Ideally you want to have flat phase and amplitude from 500 - 10k, which is hard to achieve, especially with higher SPL requirements. The best dedicated cone mid I've heard and used for a high output 3 way is the Vifa / Peerless NE149W, which can be crossed as low as 300 hz and 3.5 - 4k while playing loud and clean with minimal phase lag. The VC on this driver is large for its size and uses a titanium former with alot of copper in gap. Its really a great driver and a shame they decided to make it impossible to purchase in small quantities. I generally prefer drivers with larger VCs. This usually correlates to lower power compression and better long term high SPL capability.

Aside from a capable cone mid, the other choice is a large dome ie SS D7608-9200 with a midbass filling in the 250 - 300 to 800 - 1k range.

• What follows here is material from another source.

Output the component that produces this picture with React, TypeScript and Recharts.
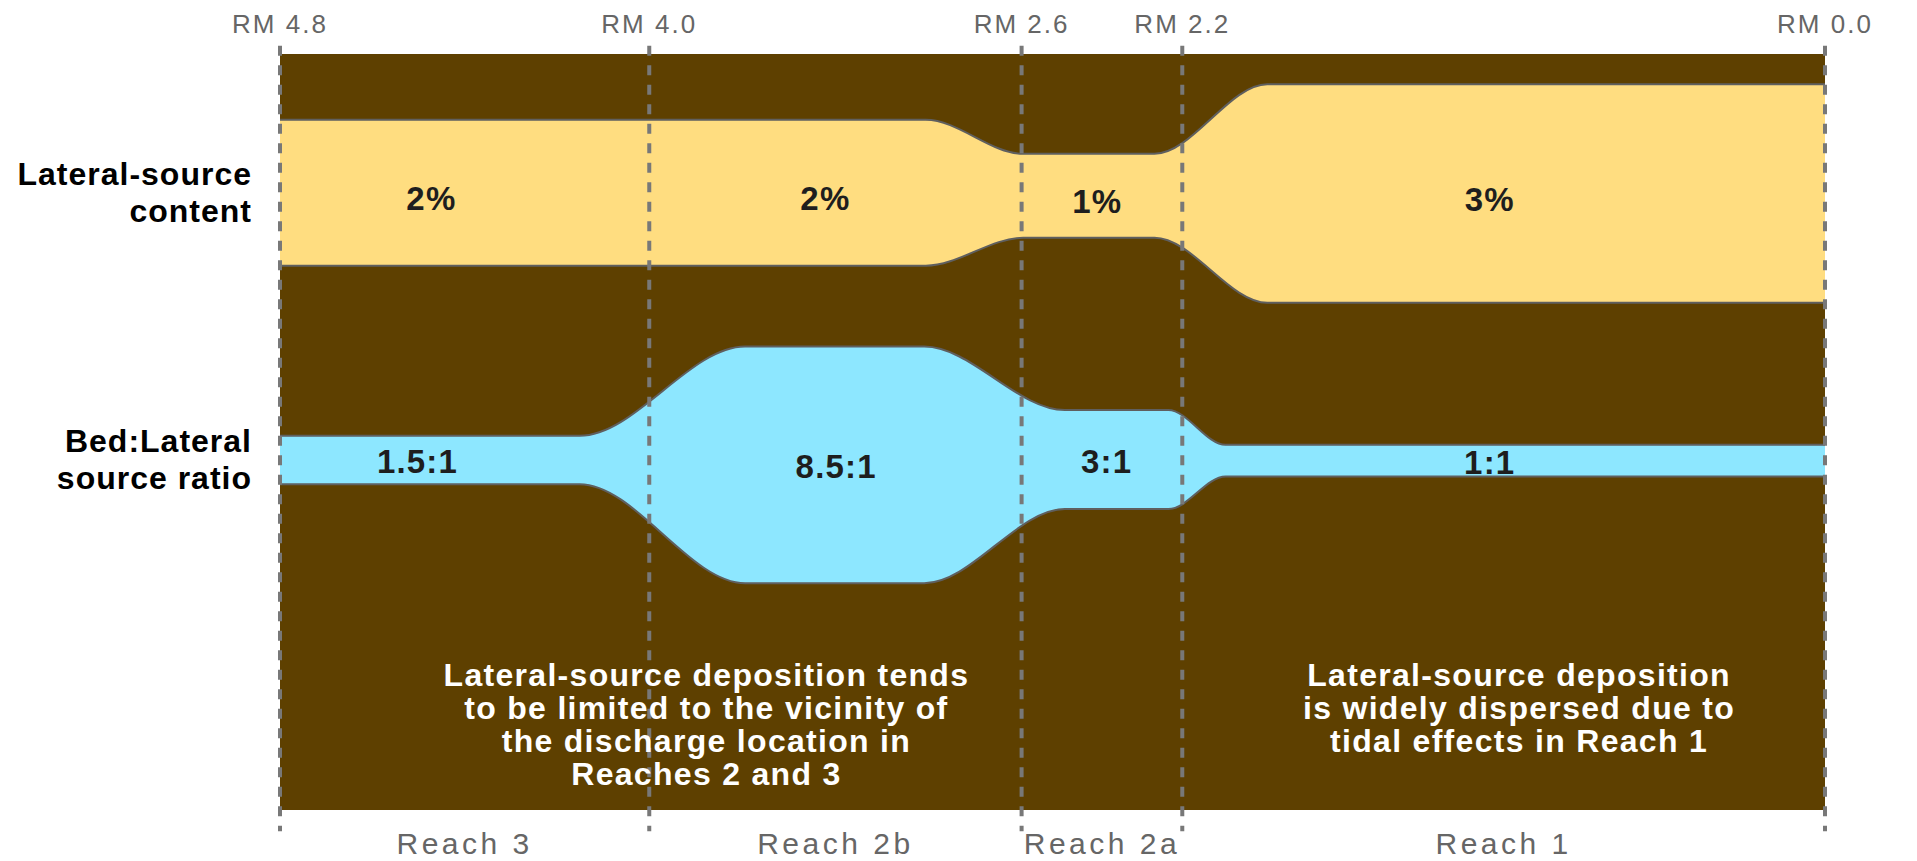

The best driver I've found for this purpose is a 6 - 7" midbass with a large VC (40 - 50+ mm) that has enough output for a few dB of BSC. Choices here are the SB 6MW150D, SS 18M8631T and B&C 8NDL51. To my ears, a system with a dedicated midbass has better resolution in the lower mids, considering not habjnf to deal with the upper midrange and being able to provide that realistic sounding drive with percussion, drums and piano. This is often missing on larger monitors due to lack of cone surface area and linear excursion. It also frees up the woofer from dealing with lower mids, further reducing IMD which q++qallows for easier enclosure dampening. Not having lower mids spill into the cabinet and potentially create standing wave modes is a great benefit, so you can use a smaller purpose built sealed enclosure for the midbass itself.